Our main interest concerned the language \(\texttt {M} \texttt {E} ^{\infty }\) with the infinity quantifer. Since this operator does not make sense in finite models, we did not explicitly investigate which of our results on the other languages, \(\texttt {M} \) and \(\texttt {M} \texttt {E} \), hold as well in the setting of finite model theory. We claim, however, that all of our results on normal forms, and on characterisations of monotonicity, preservation under submodels, and invariance under quotients, hold in this setting as well, with only minor adaptations of the proofs. (The remaining property of continuity is obviously not of interest in the setting of finite models.) For instance, some of our proofs use a model-theoretic copying construction that turns an arbitrary monadic model (DV) into its \(\omega \)-fold copy \((D\times \omega , V_{\pi })\). In the setting of finite model theory, this construction needs to be replaced with a more fine-grained k-fold copying construction, with k a finite number depending on the sentence under investigation.

We finish with mentioning some suggestions for further research. First, given that many semantic properties of monadic predicate logics turn out to be decidable, a natural follow-up question would be to investigate the computational complexity of these problems. Second, by van Benthem’s result (cf. Proposition 11), a sentence \(\varphi \in \texttt {M} \texttt {E} (A)\) is continuous in a set \(B \subseteq A\) if and only if it is equivalent to some \(\varphi ^{\ominus }\) in the syntactic fragment \(\texttt {Con} _{B}(\texttt {L} (A))\). Intrigueingly we did not manage to prove this result using the normal form method; we conjecture, however, that the obvious analogues of Proposition 13 and Theorem 4 do hold for \(\texttt {L} =\texttt {M} \texttt {E} \).
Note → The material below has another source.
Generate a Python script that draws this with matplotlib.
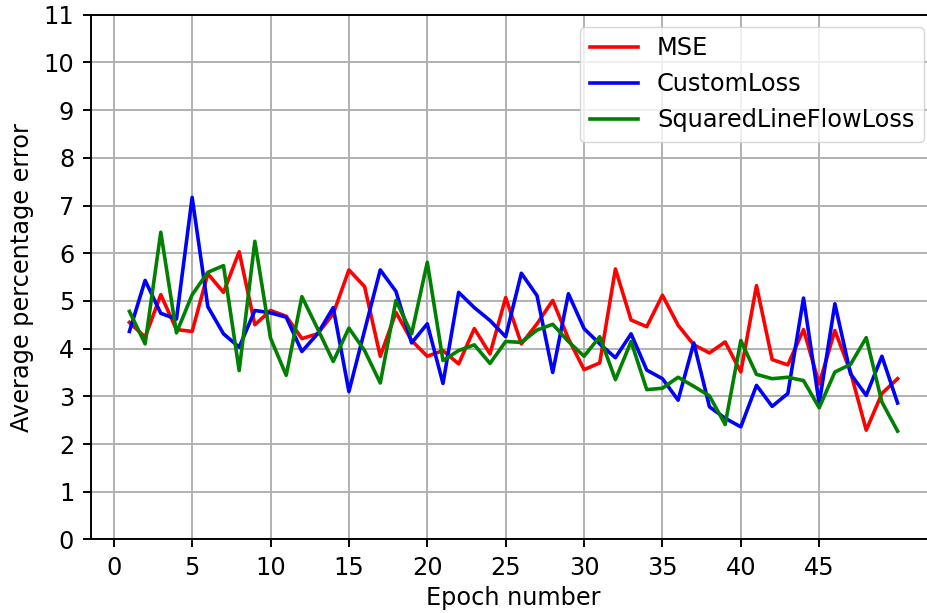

Finally, one perspective on our work is that it bears further witness to the fact that failure of compactness is in itself not an obstacle for the development of model theory—as is well known, of course, from the area of finite model theory that we just mentioned. It would be interesting to see which of our characterisation results still hold if we drop the restriction to monadic predicate logic, and investigate the full language \(\texttt {FOE} ^{\infty }\) of first-order logic (with equality) extended with the infinity quantifier \(\exists ^\infty \), or fragments of \(\texttt {FOE} ^{\infty }\) that are more expressive than \(\texttt {M} \texttt {E} ^{\infty }\). A first step in this direction was taken by Ignacio Bellas Acosta, who wrote, under the supervision of the third author, an MSc thesis [3] on the modal fragment of \(\texttt {FOE} ^{\infty }\) establishing, among other things, a van Benthem-style bisimulation invariance result.